Inside Europe’s fight against fake olive oil

Olive oil fraud has spiked in Europe this year.

The number of cross-border EU notifications for the ingredient, which includes mislabelling, potential fraud and food safety incidents, reached 50 in the first three months of the year, according to data released by the European Commission under freedom of information laws. This represents more than a threefold increase compared to the same period six years ago.

A series of high-profile seizures of fake olive oil have also hit headlines.

In July, the Portuguese Food & Economic Security Authority seized over €57,000 (£48,000) worth of cooking oil during a raid at a refining site in Torres Novas, central Portugal, amid suspicions it would be sold as olive oil. In fact, authorities seized 177,690 labels that mentioned olive oil during the same raid.

And earlier the same month, tonnes of fake olive oil were confiscated in Puglia, Italy by police. Seven people have been accused of criminal conspiracy in connection with the seizure, with some 42 tonnes already packaged for sale and the rest ready for distribution, according to the country’s authorities.

Fraud ‘in overdrive’ ​The recent increase in incidents of olive oil fraud and mislabelling reflect the impact of squeezed supplies on the global market, explains Eurof Uppington, CEO and founder of Amfora, a Switzerland-based importer of extra virgin olive oils. “There are low levels of fraud all the time, but it’s gone into overdrive because of the rise in price and the fall in supply,” he says.

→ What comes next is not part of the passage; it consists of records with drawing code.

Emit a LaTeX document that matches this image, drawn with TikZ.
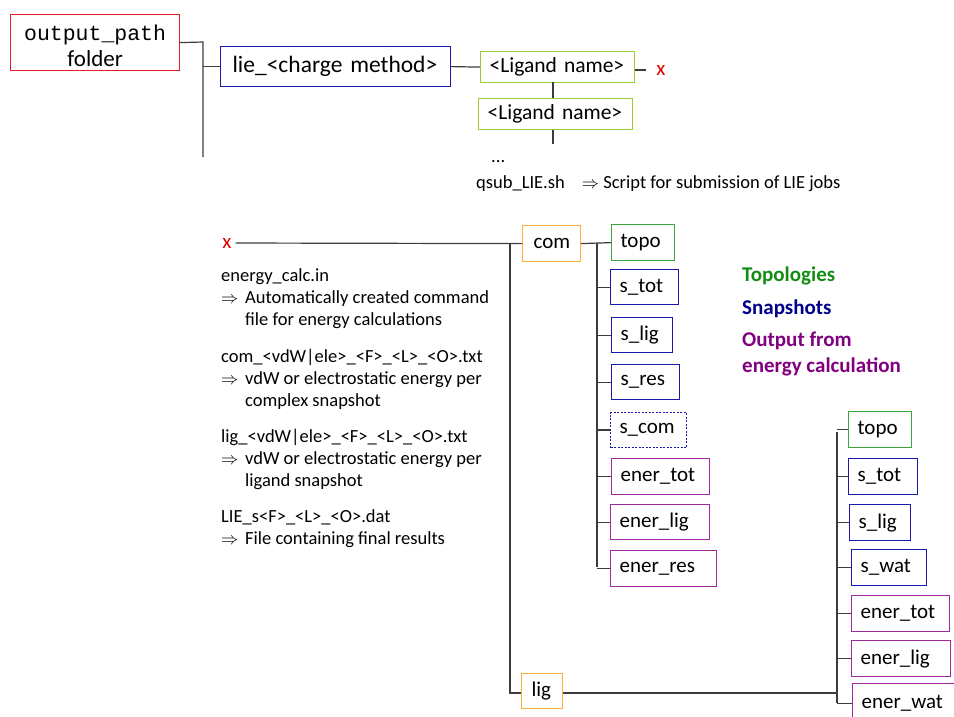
\documentclass[tikz,border=0pt]{standalone}
\usepackage{fontspec}
\setmainfont{Carlito}
\newfontfamily\monofont{Liberation Mono}
\definecolor{cred}{RGB}{228,30,36}
\definecolor{xred}{RGB}{220,0,0}
\definecolor{cblue}{RGB}{25,25,175}
\definecolor{cyg}{RGB}{154,205,50}
\definecolor{corange}{RGB}{255,176,50}
\definecolor{cgreen}{RGB}{60,165,60}
\definecolor{cpurple}{RGB}{160,40,160}
\definecolor{lgreen}{RGB}{20,140,20}
\definecolor{lblue}{RGB}{0,0,140}
\definecolor{lpurple}{RGB}{128,0,128}
\definecolor{cline}{RGB}{60,60,60}
\tikzset{
  bx/.style={draw, line width=1.2pt, inner xsep=9pt, inner ysep=0pt, align=left, anchor=north west, font=\fontsize{21}{22}\selectfont},
  gbox/.style={bx, draw=cgreen},
  bbox/.style={bx, draw=cblue},
  pbox/.style={bx, draw=cpurple},
  obox/.style={bx, draw=corange},
  conn/.style={draw=cline, line width=1.2pt},
  txt/.style={inner sep=0pt, anchor=base west, align=left, font=\fontsize{18.5}{22}\selectfont},
  leg/.style={inner sep=0pt, anchor=base west, align=left, font=\fontsize{21}{26}\selectfont\bfseries},
  redx/.style={inner sep=0pt, text=xred, font=\fontsize{21}{22}\selectfont}
}
\newcommand{\arr}{\makebox[24pt][l]{$\Rightarrow$}}
\newcommand{\ind}{\hspace*{24pt}}
\begin{document}
\begin{tikzpicture}[x=1pt,y=-1pt]
\useasboundingbox (0,0) rectangle (954,716);
% top part
\node[bx, draw=cred, align=center, text width=151pt, minimum height=56pt, inner xsep=9pt] (op) at (10,14)
  {\rule{0pt}{22pt}{\monofont\fontsize{21.5}{26}\selectfont output\_path}\\[4pt]{\fontsize{23}{26}\selectfont folder}};
\node[bx, draw=cblue, inner xsep=12pt, text width=206pt, minimum height=40pt, font=\fontsize{23.5}{26}\selectfont] (lie) at (220,46) {lie\_<charge method>};
\node[bx, draw=cyg, text width=136pt, minimum height=31pt, font=\fontsize{21.5}{24}\selectfont] (lig1) at (480,51) {<Ligand name>};
\node[bx, draw=cyg, text width=136pt, minimum height=31pt, font=\fontsize{21.5}{24}\selectfont] (lig2) at (478,98) {<Ligand name>};
\node[redx] (xa) at (661,70) {x};
\coordinate (vtop) at (203,42);
\coordinate (vbot) at (203,157);
\coordinate (ligend) at (553,144);
\node[txt] (dots) at (491,162) {...};
\node[txt, font=\fontsize{18.5}{22}\selectfont] (qsub) at (476,188) {qsub\_LIE.sh\hspace{17pt}$\Rightarrow$ Script for submission of LIE jobs};

\draw[conn] (op.east) -- (vtop) -- (vbot);
\draw[conn] (lie.west -| vtop) -- (lie.west);
\draw[conn] (lie.east) -- (lig1.west);
\draw[conn, shorten >=10pt] (lig1.east |- xa.west) -- (xa.west);
\draw[conn] (553,82) -- (553,98);
\draw[conn] (lig2.south -| ligend) -- (ligend);

% second part
\node[redx] (xb) at (227,243) {x};
\node[obox, text width=36pt, minimum height=36pt, inner xsep=11pt] (com) at (522,225) {com};
\node[obox, text width=21pt, minimum height=35pt, inner xsep=10pt] (lig) at (521,673) {lig};

\node[gbox, text width=45pt, minimum height=36pt] (ctopo) at (611,224) {topo};
\node[bbox, text width=50pt, minimum height=35pt] (cstot) at (610,269) {s\_tot};
\node[bbox, text width=43pt, minimum height=35pt] (cslig) at (611,317) {s\_lig};
\node[bbox, text width=50pt, minimum height=35pt] (csres) at (611,364) {s\_res};
\node[bbox, dash pattern=on 2pt off 1.5pt, line width=1pt, text width=58pt, minimum height=35pt] (cscom) at (610,412) {s\_com};
\node[pbox, text width=80pt, minimum height=36pt] (cetot) at (611,458) {ener\_tot};
\node[pbox, text width=81pt, minimum height=35pt] (celig) at (610,504) {ener\_lig};
\node[pbox, text width=88pt, minimum height=36pt] (ceres) at (610,550) {ener\_res};

\node[gbox, text width=45pt, minimum height=36pt] (ltopo) at (848,411) {topo};
\node[bbox, text width=51pt, minimum height=36pt] (lstot) at (848,458) {s\_tot};
\node[bbox, text width=43pt, minimum height=36pt] (lslig) at (849,504) {s\_lig};
\node[bbox, text width=57pt, minimum height=36pt] (lswat) at (851,549) {s\_wat};
\node[pbox, text width=80pt, minimum height=36pt] (letot) at (851,595) {ener\_tot};
\node[pbox, text width=81pt, minimum height=36pt] (lelig) at (851,640) {ener\_lig};
\node[pbox, text width=92pt, minimum height=40pt] (lewat) at (852,683) {ener\_wat};

\coordinate (cv) at (510,243);
\coordinate (cvb) at (510,693);
\coordinate (sv) at (597,243);
\coordinate (svb) at (597,567);
\coordinate (lv) at (837,432);
\coordinate (lvb) at (837,703);

\draw[conn, shorten <=4pt] (xb.east) -- (com.west);
\draw[conn] (cv) -- (cvb) -- (lig.west |- cvb);
\draw[conn] (com.east) -- (ctopo.west);
\draw[conn] (sv) -- (svb);
\foreach \n in {cstot,cslig,csres,cscom,cetot,celig,ceres}
  \draw[conn] (\n.west -| sv) -- (\n.west);
\draw[conn] (lig.east |- cvb) -- (cvb -| lv);
\draw[conn] (lv) -- (lvb);
\foreach \n in {ltopo,lstot,lslig,lswat,letot,lelig,lewat}
  \draw[conn] (\n.west -| lv) -- (\n.west);

% description text (anchor = baseline of last line)
\node[txt] (t1) at (221,325) {energy\_calc.in\\\arr Automatically created command\\\ind file for energy calculations};
\node[txt] (t2) at (221,406) {com\_<vdW|ele>\_<F>\_<L>\_<O>.txt\\\arr vdW or electrostatic energy per\\\ind complex snapshot};
\node[txt] (t3) at (221,486) {lig\_<vdW|ele>\_<F>\_<L>\_<O>.txt\\\arr vdW or electrostatic energy per\\\ind ligand snapshot};
\node[txt] (t4) at (221,544) {LIE\_s<F>\_<L>\_<O>.dat\\\arr File containing final results};

% legend
\node[leg, text=lgreen] (lg1) at (742,281) {Topologies};
\node[leg, text=lblue] (lg2) at (742,314) {Snapshots};
\node[leg, text=lpurple] (lg3) at (742,372) {Output from\\energy calculation};
\end{tikzpicture}
\end{document}
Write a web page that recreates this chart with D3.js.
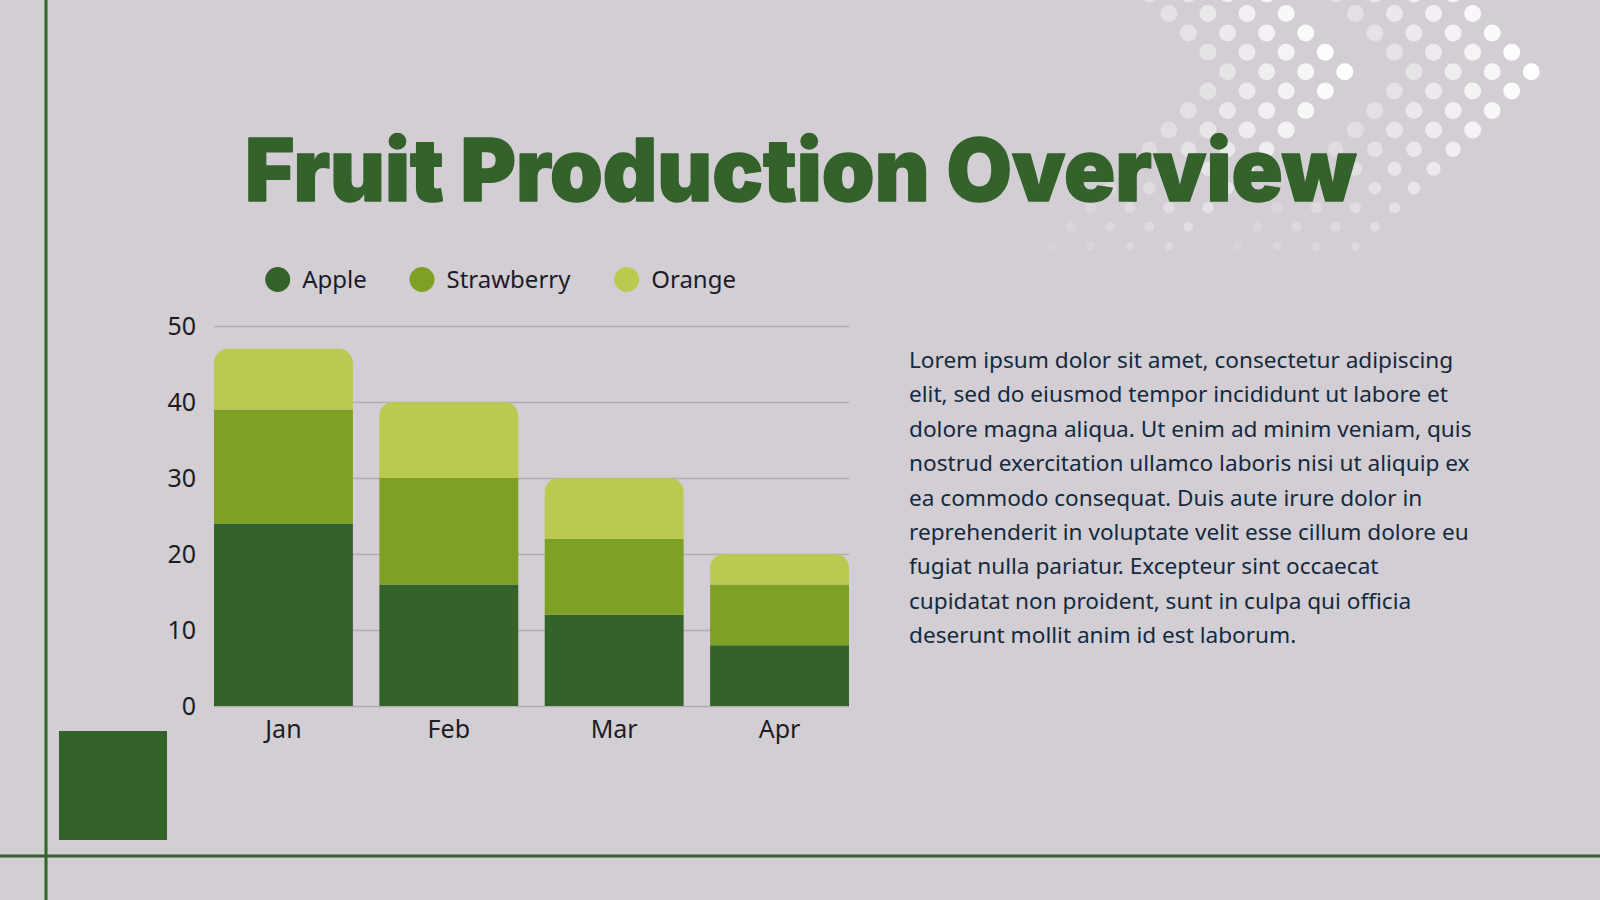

In 2021, Spain produced 44% of the world’s oil and and accounted for 59% of international sales, according to the International Olive Oil Council, with a significant proportion of that production taking place in the southern agricultural region of Andalusia. But record-breaking high spring temperatures in 2022, followed by unseasonable drought and then extreme flooding in 2023 destroyed some half of the area’s crops. “That rarely happens, having two failed harvests in a row hasn’t happened in 30 years or so,” adds Uppington. “It’s meant there’s been a huge drop in global stocks and massive price increases.” In fact, figures from market analyst Mintec Global showed a record high of €9.20 per kg​ in January. “That means the rewards for the fraudsters are so much greater.”

The precise type of adulteration within olive oil can vary significantly. On the one hand, as appears to be the case with the two recent raids in Southern Europe, “you have the criminal groups, which are mixing dyes and other ingredients which have nothing to do with olive oil and selling it as extra virgin (EVOO),” says Uppington.

But adulteration can also be far more subtle and harder to detect, with some companies combining extra virgin olive oil with lower grade oils, refined oils or even lampante​ (lamp oil) to meet orders, he believes.  Walter Zanre, UK CEO at Filippo Berio, has spoken of an overall deterioration in supermarket quality, with flavour defects detected in competing products that mean they shouldn’t be labelled as EVOO. ‘At times we feel we are not on a level playing field as some bottlers are knowingly using oils that fail to meet the EVOO criteria,’ he said​.

Zero tolerance ​“The damage caused by olive oil fraud is multifaceted,” says Dean Harper, chef and director at Harper Fine Dining. “It deceives consumers who believe they’re purchasing high-quality, authentic products, while also undermining the reputation of genuine producers and threatening the livelihoods of honest businesses within the industry.”

In addition, “the health implications of consuming fraudulent olive oil, which often contain lower grade oils or harmful additives, can be significant, so many have grown increasingly jaded and cynical towards the olive oil supply chain.”

“Research suggests that when consumers become aware of food fraud, they may become less willing to pay premium prices for products,” agrees Corey Nelson, chief innovation officer and co-founder at Seed Oil Free Alliance. “While unfortunate for the olive oil industry, the lack of regulatory oversight and transparency in the space have created conditions that are ripe for fraud and consumer uncertainty. Perhaps both issues could be addressed by increased monitoring, reporting, and transparency.”

For its part, the European Commission has insisted it has ‘zero tolerance for fraud.’ Though it has pointed out that detecting and fighting food fraud is ultimately the responsibility for individual member states, it can step in to facilitate cooperation for cross-border violations and said the EU Agri-Food Fraud Network ‘allows us to fill information gaps and to tackle cross-border fraud in a coordinated, unified manner.’ The network has already thwarted some major fraud cases, it points out.

And for premium producers like Uppington, there is an unexpected upside. “Our olive oil is literally the best you can buy and – because of the increase in adulteration – some restaurants are more interested in the safety and transparency that comes with our product,” he says. “They know exactly where it comes from, they can talk to the farmers, we’ve got the certification, all the lab tests… They can trust us that we’re not selling dodgy stuff.”